[Source code of charts]

====================

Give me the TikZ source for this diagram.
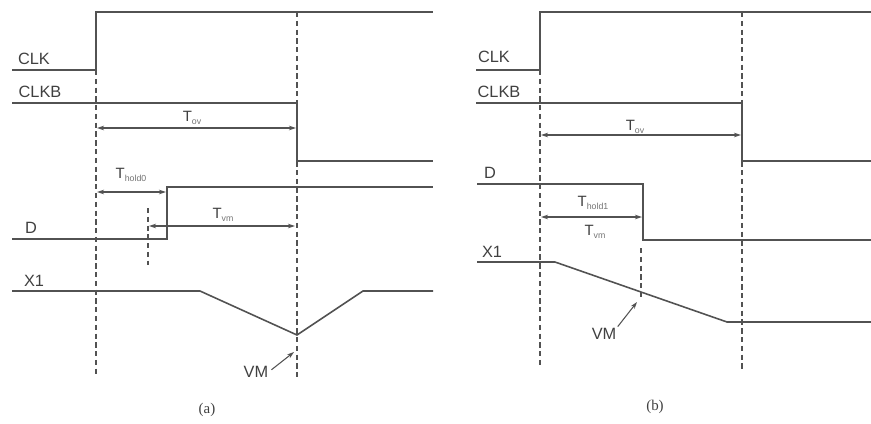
\documentclass[tikz,border=0pt]{standalone}
\usepackage{fontspec}
\setmainfont{Liberation Serif}
\setsansfont{Liberation Sans}
\usetikzlibrary{arrows.meta, positioning}
\tikzstyle{signal} = [draw=black!68, line width=0.9pt]
\tikzstyle{guide} = [draw=black!68, line width=0.6pt, dash pattern=on 3pt off 2pt]
\tikzstyle{dimarrow} = [draw=black!68, line width=0.6pt, {Stealth[length=4pt,width=2.6pt]}-{Stealth[length=4pt,width=2.6pt]}]
\tikzstyle{pointer} = [draw=black!68, line width=0.6pt, -{Stealth[length=4pt,width=2.6pt]}]
\tikzstyle{siglabel} = [font=\sffamily\fontsize{9.3}{11}\selectfont, text=black!75, inner sep=0pt]
\tikzstyle{timelabel} = [font=\sffamily\fontsize{8.5}{10}\selectfont, text=black!75, inner sep=0pt]
\tikzstyle{caption} = [font=\fontsize{8.5}{10}\selectfont, text=black!75, inner sep=0pt]
\newcommand{\tsub}[1]{T\raisebox{-0.45ex}{\fontsize{5}{6}\selectfont\color{black!55}#1}}

\begin{document}
\begin{tikzpicture}[x=0.02cm, y=-0.02cm]
\useasboundingbox (0,0) rectangle (871,423);

% (a) waveforms
\draw [signal] (12,70) -- (96,70) -- (96,12) -- (433,12);
\draw [signal] (12,103) -- (297,103) -- (297,161) -- (433,161);
\draw [signal] (12,239) -- (167,239) -- (167,187) -- (433,187);
\draw [signal] (12,291) -- (200,291) -- (297,335) -- (363,291) -- (433,291);

% (a) guides
\draw [guide] (96,70) -- (96,377);
\draw [guide] (297,12) -- (297,377);
\draw [guide] (148,208) -- (148,265);

% (a) labels
\node (clkA) [siglabel] at (34,59) {CLK};
\node (clkbA) [siglabel] at (40,92) {CLKB};
\node (dA) [siglabel] at (31,228) {D};
\node (xA) [siglabel] at (34,281) {X1};
\node (ovA) [timelabel] at (192,118) {\tsub{ov}};
\node (holdA) [timelabel] at (131,175) {\tsub{hold0}};
\node (vmtA) [timelabel] at (223,215) {\tsub{vm}};
\node (vmA) [siglabel] at (256,372) {VM};
\node (capA) [caption] at (207,410) {(a)};

% (a) timing arrows
\coordinate (ovAl) at (97,128);
\coordinate (ovAr) at (296,128);
\coordinate (holdAl) at (97,192);
\coordinate (holdAr) at (166,192);
\coordinate (vmtAl) at (149,226);
\coordinate (vmtAr) at (295,226);
\coordinate (vmAtip) at (294,352);
\draw [dimarrow] (ovAl) -- (ovAr);
\draw [dimarrow] (holdAl) -- (holdAr);
\draw [dimarrow] (vmtAl) -- (vmtAr);
\draw [pointer, shorten <=2pt] (vmA.east) -- (vmAtip);

% (b) waveforms
\draw [signal] (476,70) -- (540,70) -- (540,12) -- (871,12);
\draw [signal] (476,103) -- (742,103) -- (742,161) -- (871,161);
\draw [signal] (477,184) -- (643,184) -- (643,240) -- (871,240);
\draw [signal] (477,262) -- (555,262) -- (727,322) -- (871,322);

% (b) guides
\draw [guide] (540,70) -- (540,367);
\draw [guide] (742,12) -- (742,372);
\draw [guide] (641,248) -- (641,297);

% (b) labels
\node (clkB) [siglabel] at (494,57) {CLK};
\node (clkbB) [siglabel] at (499,92) {CLKB};
\node (dB) [siglabel] at (490,173) {D};
\node (xB) [siglabel] at (492,252) {X1};
\node (ovB) [timelabel] at (635,127) {\tsub{ov}};
\node (holdB) [timelabel] at (593,203) {\tsub{hold1}};
\node (vmtB) [timelabel] at (595,232) {\tsub{vm}};
\node (vmB) [siglabel] at (604,334) {VM};
\node (capB) [caption] at (655,407) {(b)};

% (b) timing arrows
\coordinate (ovBl) at (541,135);
\coordinate (ovBr) at (741,135);
\coordinate (holdBl) at (541,217);
\coordinate (holdBr) at (642,217);
\coordinate (vmBtip) at (637,302);
\draw [dimarrow] (ovBl) -- (ovBr);
\draw [dimarrow] (holdBl) -- (holdBr);
\draw [pointer, shorten <=1pt] (vmB.north east) -- (vmBtip);

\end{tikzpicture}
\end{document}
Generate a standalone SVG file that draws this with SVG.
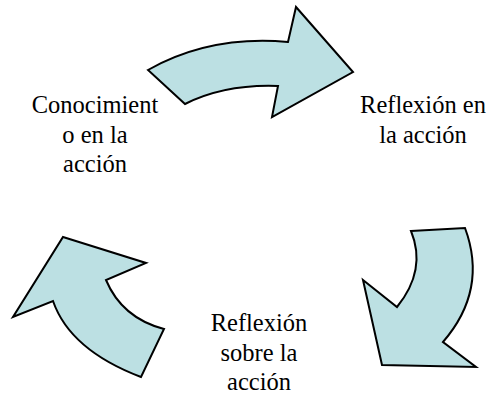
<svg xmlns="http://www.w3.org/2000/svg" width="490" height="394" viewBox="0 0 490 394">
<style>
.arrow{fill:#bce0e3;stroke:#000;stroke-width:2;stroke-linejoin:miter}
text{font-family:"Times New Roman","Liberation Serif",Tinos,"DejaVu Serif",serif;font-size:24.5px;fill:#000;text-anchor:middle}
</style>
<rect width="490" height="394" fill="#fff"/>
<g id="connectors">
<path id="arrow-top" class="arrow" d="M148,70 Q210,35 288,42 L296,7 L353,72 L272,117 L278,86 Q225,84 185,104 Z"/>
<path id="arrow-right" class="arrow" d="M411,231 L465,228 Q488,290 443,342 L476,367 L382,365 L363,280 L397,307 Q427,270 411,231 Z"/>
<path id="arrow-left" class="arrow" d="M63,237 L146,263 L106,280 Q122,318 164,329 L141,377 Q70,350 53,301 L13,317 Z"/>
</g>
<g id="node-conocimiento">
<text x="95" y="113">Conocimient</text>
<text x="95" y="143">o en la</text>
<text x="95" y="172">acción</text>
</g>
<g id="node-reflexion-en">
<text x="423" y="113">Reflexión en</text>
<text x="423" y="143">la acción</text>
</g>
<g id="node-reflexion-sobre">
<text x="259" y="331">Reflexión</text>
<text x="259" y="361">sobre la</text>
<text x="259" y="390">acción</text>
</g>
</svg>
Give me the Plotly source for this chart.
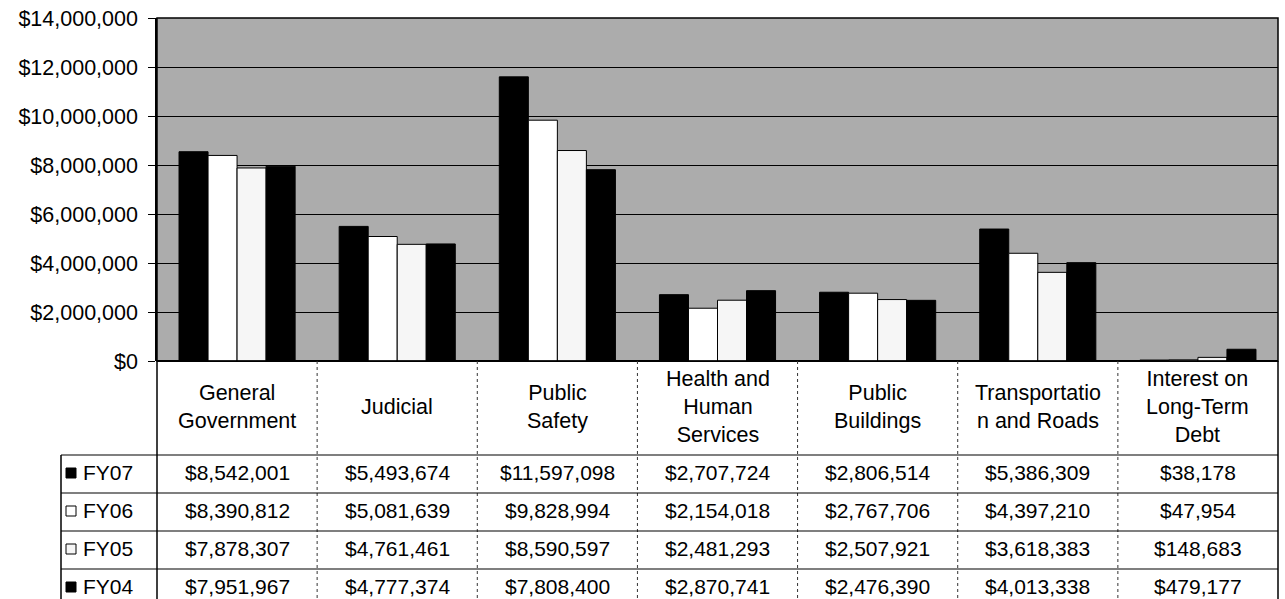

====================

Exactly and only the lines from the top of the records down to the line containing "(capA) [caption] at" should be transcribed, please, without the pictures.

### THE RESPONSE:
Give me the TikZ source for this diagram.
\documentclass[tikz,border=0pt]{standalone}
\usepackage{fontspec}
\setmainfont{Liberation Serif}
\setsansfont{Liberation Sans}
\usetikzlibrary{arrows.meta, positioning}
\tikzstyle{signal} = [draw=black!68, line width=0.9pt]
\tikzstyle{guide} = [draw=black!68, line width=0.6pt, dash pattern=on 3pt off 2pt]
\tikzstyle{dimarrow} = [draw=black!68, line width=0.6pt, {Stealth[length=4pt,width=2.6pt]}-{Stealth[length=4pt,width=2.6pt]}]
\tikzstyle{pointer} = [draw=black!68, line width=0.6pt, -{Stealth[length=4pt,width=2.6pt]}]
\tikzstyle{siglabel} = [font=\sffamily\fontsize{9.3}{11}\selectfont, text=black!75, inner sep=0pt]
\tikzstyle{timelabel} = [font=\sffamily\fontsize{8.5}{10}\selectfont, text=black!75, inner sep=0pt]
\tikzstyle{caption} = [font=\fontsize{8.5}{10}\selectfont, text=black!75, inner sep=0pt]
\newcommand{\tsub}[1]{T\raisebox{-0.45ex}{\fontsize{5}{6}\selectfont\color{black!55}#1}}

\begin{document}
\begin{tikzpicture}[x=0.02cm, y=-0.02cm]
\useasboundingbox (0,0) rectangle (871,423);

% (a) waveforms
\draw [signal] (12,70) -- (96,70) -- (96,12) -- (433,12);
\draw [signal] (12,103) -- (297,103) -- (297,161) -- (433,161);
\draw [signal] (12,239) -- (167,239) -- (167,187) -- (433,187);
\draw [signal] (12,291) -- (200,291) -- (297,335) -- (363,291) -- (433,291);

% (a) guides
\draw [guide] (96,70) -- (96,377);
\draw [guide] (297,12) -- (297,377);
\draw [guide] (148,208) -- (148,265);

% (a) labels
\node (clkA) [siglabel] at (34,59) {CLK};
\node (clkbA) [siglabel] at (40,92) {CLKB};
\node (dA) [siglabel] at (31,228) {D};
\node (xA) [siglabel] at (34,281) {X1};
\node (ovA) [timelabel] at (192,118) {\tsub{ov}};
\node (holdA) [timelabel] at (131,175) {\tsub{hold0}};
\node (vmtA) [timelabel] at (223,215) {\tsub{vm}};
\node (vmA) [siglabel] at (256,372) {VM};
\node (capA) [caption] at (207,410) {(a)};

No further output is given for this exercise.